Frequently Asked Questions

What is a decision making strategy in marketing?
A decision making strategy defines how choices get made inside a marketing organisation: who has authority, what information is required, how quickly decisions must be reached, and how outcomes get reviewed. Without one, decisions default to whoever has the most organisational power in the room rather than whoever is best placed to make the call.
How do you avoid analysis paralysis in marketing decisions?
Set a decision deadline before you start gathering data, and define upfront what information is sufficient rather than optimal. Most marketing decisions are reversible, which means the cost of waiting for certainty is higher than the cost of making a reasonable call with available information and adjusting based on results.
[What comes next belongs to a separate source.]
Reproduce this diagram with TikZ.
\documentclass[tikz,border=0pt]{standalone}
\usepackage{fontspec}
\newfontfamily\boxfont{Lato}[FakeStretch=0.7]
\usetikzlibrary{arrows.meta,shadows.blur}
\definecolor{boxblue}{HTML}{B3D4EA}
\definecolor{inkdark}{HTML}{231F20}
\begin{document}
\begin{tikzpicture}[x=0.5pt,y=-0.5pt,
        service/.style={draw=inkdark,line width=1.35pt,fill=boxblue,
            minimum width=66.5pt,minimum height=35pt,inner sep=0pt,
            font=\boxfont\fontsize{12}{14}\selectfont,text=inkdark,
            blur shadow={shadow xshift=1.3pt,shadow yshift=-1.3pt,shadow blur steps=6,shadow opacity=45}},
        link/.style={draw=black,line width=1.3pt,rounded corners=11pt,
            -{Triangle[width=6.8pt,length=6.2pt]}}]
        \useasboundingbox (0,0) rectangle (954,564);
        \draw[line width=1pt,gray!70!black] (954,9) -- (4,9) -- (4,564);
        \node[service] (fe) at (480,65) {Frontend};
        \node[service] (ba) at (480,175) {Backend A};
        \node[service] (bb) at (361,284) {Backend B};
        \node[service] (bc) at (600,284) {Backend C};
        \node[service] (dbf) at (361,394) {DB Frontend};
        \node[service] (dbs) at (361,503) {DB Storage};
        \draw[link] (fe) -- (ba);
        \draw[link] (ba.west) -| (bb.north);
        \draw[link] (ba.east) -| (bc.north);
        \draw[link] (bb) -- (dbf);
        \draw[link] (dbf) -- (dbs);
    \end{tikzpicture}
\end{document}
What is the difference between reversible and irreversible decisions?
Reversible decisions can be undone cheaply: a budget test, a targeting change, a creative variant. Irreversible decisions carry significant switching costs: a brand repositioning, a major technology commitment, an agency appointment. The distinction matters because it determines how much deliberation is appropriate. Applying the same governance to both wastes time on small decisions and rushes big ones.
How should decision making authority be structured in a marketing team?
Decision authority should be tiered by the size and reversibility of the decision, not by seniority alone. Senior leaders should own irreversible, high-stakes calls. Team leads should own operational decisions within agreed parameters. Individual contributors should be empowered to make tactical calls without escalation. The goal is to keep decision-making as close to the work as possible without losing coherence.
What role does data play in a marketing decision making strategy?
Data informs decisions but should not be expected to make them. Analytics tools provide a perspective on what is happening, not a definitive answer about what to do. The most effective marketing teams use data to sharpen their judgement and test their assumptions, while accepting that most significant decisions involve genuine uncertainty that no dataset fully resolves.